AIM
Skipping all pictures, set down the lines of the listing from the first through the one with "y_ticks = [1, 10, 100, 1000]".

DATASET EXCERPT
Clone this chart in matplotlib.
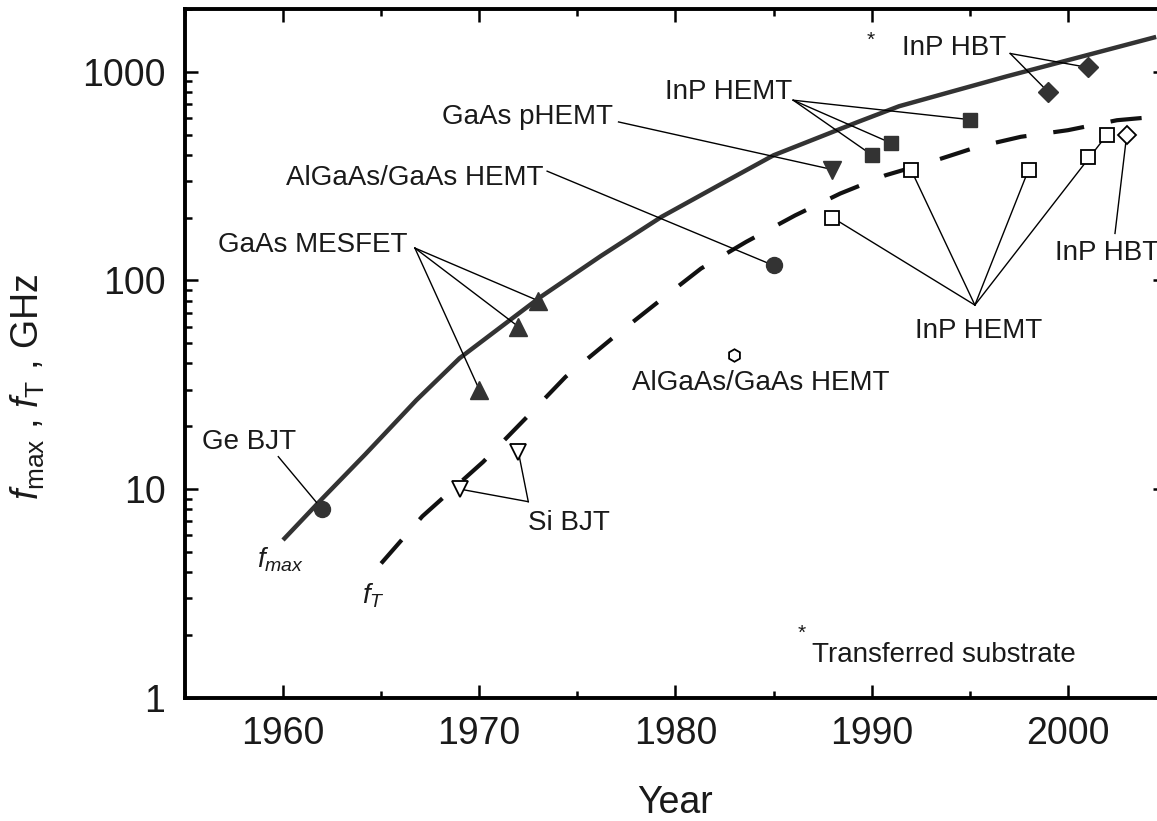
import matplotlib
matplotlib.use("Agg")
import matplotlib.pyplot as plt
from matplotlib.ticker import FixedLocator, MultipleLocator, NullFormatter, LogLocator

plt.rcParams["font.family"] = ["Liberation Sans", "DejaVu Sans"]
plt.rcParams["mathtext.fontset"] = "custom"
plt.rcParams["mathtext.rm"] = "Liberation Sans"
plt.rcParams["mathtext.it"] = "Liberation Sans:italic"

# ---------------------------------------------------------------------------
# Data (GHz vs year)
# ---------------------------------------------------------------------------

# trend lines
fmax_year = [1960.0, 1962.0, 1964.2, 1966.8, 1969.0, 1973.1, 1976.2, 1979.3,
             1982.3, 1985.0, 1989.3, 1991.4, 1994.0, 1996.9, 2004.5]
fmax_ghz = [5.7, 9.0, 14.7, 26.7, 42.4, 83, 131, 202, 289, 398, 575, 684,
            800, 952, 1470]

ft_year = [1965.0, 1967.1, 1970.2, 1972.6, 1974.4, 1976.8, 1979.2, 1981.3, 1983.6,
           1986.1, 1988.4, 1990.7, 1993.1, 1995.4, 1997.6, 2000.0, 2002.5, 2004.4]
ft_ghz = [4.4, 7.4, 13.5, 23, 34.5, 53, 80, 114, 153, 205, 261, 319, 372, 437,
          488, 525, 586, 608]

# device points, fmax (filled) and fT (open)
ge_bjt_year, ge_bjt_ghz = [1962], [8]
si_bjt_year, si_bjt_ghz = [1969, 1972], [10, 15]
mesfet_year, mesfet_ghz = [1970, 1972, 1973], [30, 60, 80]
hemt_fmax_year, hemt_fmax_ghz = [1985], [118]
hemt_ft_year, hemt_ft_ghz = [1983], [44]
phemt_year, phemt_ghz = [1988], [340]
inp_hemt_fmax_year, inp_hemt_fmax_ghz = [1990, 1991, 1995], [400, 455, 590]
inp_hbt_fmax_year, inp_hbt_fmax_ghz = [1999, 2001], [800, 1050]
inp_hemt_ft_year, inp_hemt_ft_ghz = [1988, 1992, 1998, 2001, 2002], [200, 340, 340, 390, 500]
inp_hbt_ft_year, inp_hbt_ft_ghz = [2003], [500]

x_ticks = [1960, 1970, 1980, 1990, 2000]
y_ticks = [1, 10, 100, 1000]

# ---------------------------------------------------------------------------
# Figure
# ---------------------------------------------------------------------------

W, H = 1157, 821
fig = plt.figure(figsize=(W / 100, H / 100), dpi=100)
ax = fig.add_axes([184.9 / W, 1 - 697.7 / H, (1166 - 184.9) / W, (697.7 - 9) / H])
ax.set_yscale("log")
ax.set_xlim(1955, 2005)
ax.set_ylim(1, 2000)

DARK = "#333333"
TXT = "#1a1a1a"

ax.plot(fmax_year, fmax_ghz, color=DARK, lw=3.2, solid_capstyle="butt",
        solid_joinstyle="round", zorder=2)
ax.plot(ft_year, ft_ghz, color="#111111", lw=3.0, linestyle=(0, (7.5, 6.5)),
        dash_capstyle="butt", zorder=2)


def leader(x0, y0, xs, ys):
    for x1, y1 in zip(xs, ys):
        ax.plot([x0, x1], [y0, y1], color="black", lw=1.0, zorder=3)


leader(1959.76, 14.3, ge_bjt_year, ge_bjt_ghz)
leader(1972.5, 8.7, si_bjt_year, si_bjt_ghz)
leader(1966.72, 143, mesfet_year, mesfet_ghz)
leader(1973.46, 334, hemt_fmax_year, hemt_fmax_ghz)
leader(1977.1, 575, phemt_year, phemt_ghz)
leader(1986.0, 731, inp_hemt_fmax_year, inp_hemt_fmax_ghz)
leader(1997.06, 1224, inp_hbt_fmax_year, inp_hbt_fmax_ghz)
leader(1995.26, 76.2, [1988, 1992, 1998, 2002], [200, 340, 340, 500])
leader(2002.4, 168, inp_hbt_ft_year, inp_hbt_ft_ghz)

filled = dict(linestyle="none", color=DARK, markeredgecolor=DARK, zorder=5)
hollow = dict(linestyle="none", markerfacecolor="white", markeredgecolor="black",
              markeredgewidth=1.3, zorder=5)

ax.plot(ge_bjt_year, ge_bjt_ghz, marker="o", ms=11.5, **filled)
ax.plot(mesfet_year, mesfet_ghz, marker="^", ms=13, **filled)
ax.plot(hemt_fmax_year, hemt_fmax_ghz, marker="o", ms=11.5, **filled)
ax.plot(phemt_year, phemt_ghz, marker="v", ms=13, **filled)
ax.plot(inp_hemt_fmax_year, inp_hemt_fmax_ghz, marker="s", ms=10.5, **filled)
ax.plot(inp_hbt_fmax_year, inp_hbt_fmax_ghz, marker="D", ms=10.5, **filled)

ax.plot(si_bjt_year, si_bjt_ghz, marker="v", ms=12, **hollow)
ax.plot(hemt_ft_year, hemt_ft_ghz, marker="h", ms=9, **hollow)
ax.plot(inp_hemt_ft_year, inp_hemt_ft_ghz, marker="s", ms=10.5, **hollow)
ax.plot(inp_hbt_ft_year, inp_hbt_ft_ghz, marker="D", ms=9.5, **hollow)

# labels (left edge, baseline)
fs = 20
labels = [
    ("Ge BJT", 1955.85, 15.5),
    ("Si BJT", 1972.48, 6.36),
    ("GaAs MESFET", 1956.7, 136.8),
    ("AlGaAs/GaAs HEMT", 1960.15, 286),
    ("GaAs pHEMT", 1968.09, 560),
    ("InP HEMT", 1979.46, 737),
    ("InP HBT", 1991.54, 1202),
    ("InP HBT", 1999.35, 125),
    ("InP HEMT", 1992.2, 52.9),
    ("AlGaAs/GaAs HEMT", 1977.78, 29.8),
    ("Transferred substrate", 1986.95, 1.48),
]
for s, x, y in labels:
    ax.text(x, y, s, fontsize=fs, color=TXT, ha="left", va="baseline", zorder=6)

ax.text(1989.96, 1416, "*", fontsize=15, color=TXT, ha="center", va="center")
ax.text(1986.43, 2.04, "*", fontsize=15, color=TXT, ha="center", va="center")

ax.text(1958.66, 4.23, r"$f_{max}$", fontsize=20, color=TXT, ha="left", va="baseline")
ax.text(1964.02, 2.84, r"$f_{T}$", fontsize=20, color=TXT, ha="left", va="baseline")

# axes styling
for side in ["left", "right", "top", "bottom"]:
    ax.spines[side].set_linewidth(2.8)
ax.tick_params(which="both", direction="in", top=True, right=True, width=1.8,
               labelsize=27, colors="black")
ax.tick_params(which="major", length=9.5)
ax.tick_params(which="minor", length=5)
ax.tick_params(axis="x", pad=13)
ax.tick_params(axis="y", pad=14)

ax.xaxis.set_major_locator(FixedLocator(x_ticks))
ax.xaxis.set_minor_locator(MultipleLocator(5))
ax.set_xticklabels([str(t) for t in x_ticks])
ax.yaxis.set_major_locator(FixedLocator(y_ticks))
ax.yaxis.set_minor_locator(LogLocator(base=10, subs=range(2, 10)))
ax.yaxis.set_minor_formatter(NullFormatter())
ax.set_yticklabels([str(t) for t in y_ticks])
for lbl in ax.get_xticklabels() + ax.get_yticklabels():
    lbl.set_color("#1a1a1a")

fig.text(675 / W, 1 - 813 / H, "Year", fontsize=27, color=TXT,
         ha="center", va="baseline")
fig.text(28 / W, 1 - 387 / H, r"$f_{\rm max}$ , $f_{\rm T}$ , GHz", fontsize=27,
         color=TXT, rotation=90, ha="center", va="center")

fig.savefig("out.png", dpi=100)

CORRECT ANSWER
Clone this chart in matplotlib.
import matplotlib
matplotlib.use("Agg")
import matplotlib.pyplot as plt
from matplotlib.ticker import FixedLocator, MultipleLocator, NullFormatter, LogLocator

plt.rcParams["font.family"] = ["Liberation Sans", "DejaVu Sans"]
plt.rcParams["mathtext.fontset"] = "custom"
plt.rcParams["mathtext.rm"] = "Liberation Sans"
plt.rcParams["mathtext.it"] = "Liberation Sans:italic"

# ---------------------------------------------------------------------------
# Data (GHz vs year)
# ---------------------------------------------------------------------------

# trend lines
fmax_year = [1960.0, 1962.0, 1964.2, 1966.8, 1969.0, 1973.1, 1976.2, 1979.3,
             1982.3, 1985.0, 1989.3, 1991.4, 1994.0, 1996.9, 2004.5]
fmax_ghz = [5.7, 9.0, 14.7, 26.7, 42.4, 83, 131, 202, 289, 398, 575, 684,
            800, 952, 1470]

ft_year = [1965.0, 1967.1, 1970.2, 1972.6, 1974.4, 1976.8, 1979.2, 1981.3, 1983.6,
           1986.1, 1988.4, 1990.7, 1993.1, 1995.4, 1997.6, 2000.0, 2002.5, 2004.4]
ft_ghz = [4.4, 7.4, 13.5, 23, 34.5, 53, 80, 114, 153, 205, 261, 319, 372, 437,
          488, 525, 586, 608]

# device points, fmax (filled) and fT (open)
ge_bjt_year, ge_bjt_ghz = [1962], [8]
si_bjt_year, si_bjt_ghz = [1969, 1972], [10, 15]
mesfet_year, mesfet_ghz = [1970, 1972, 1973], [30, 60, 80]
hemt_fmax_year, hemt_fmax_ghz = [1985], [118]
hemt_ft_year, hemt_ft_ghz = [1983], [44]
phemt_year, phemt_ghz = [1988], [340]
inp_hemt_fmax_year, inp_hemt_fmax_ghz = [1990, 1991, 1995], [400, 455, 590]
inp_hbt_fmax_year, inp_hbt_fmax_ghz = [1999, 2001], [800, 1050]
inp_hemt_ft_year, inp_hemt_ft_ghz = [1988, 1992, 1998, 2001, 2002], [200, 340, 340, 390, 500]
inp_hbt_ft_year, inp_hbt_ft_ghz = [2003], [500]

x_ticks = [1960, 1970, 1980, 1990, 2000]
y_ticks = [1, 10, 100, 1000]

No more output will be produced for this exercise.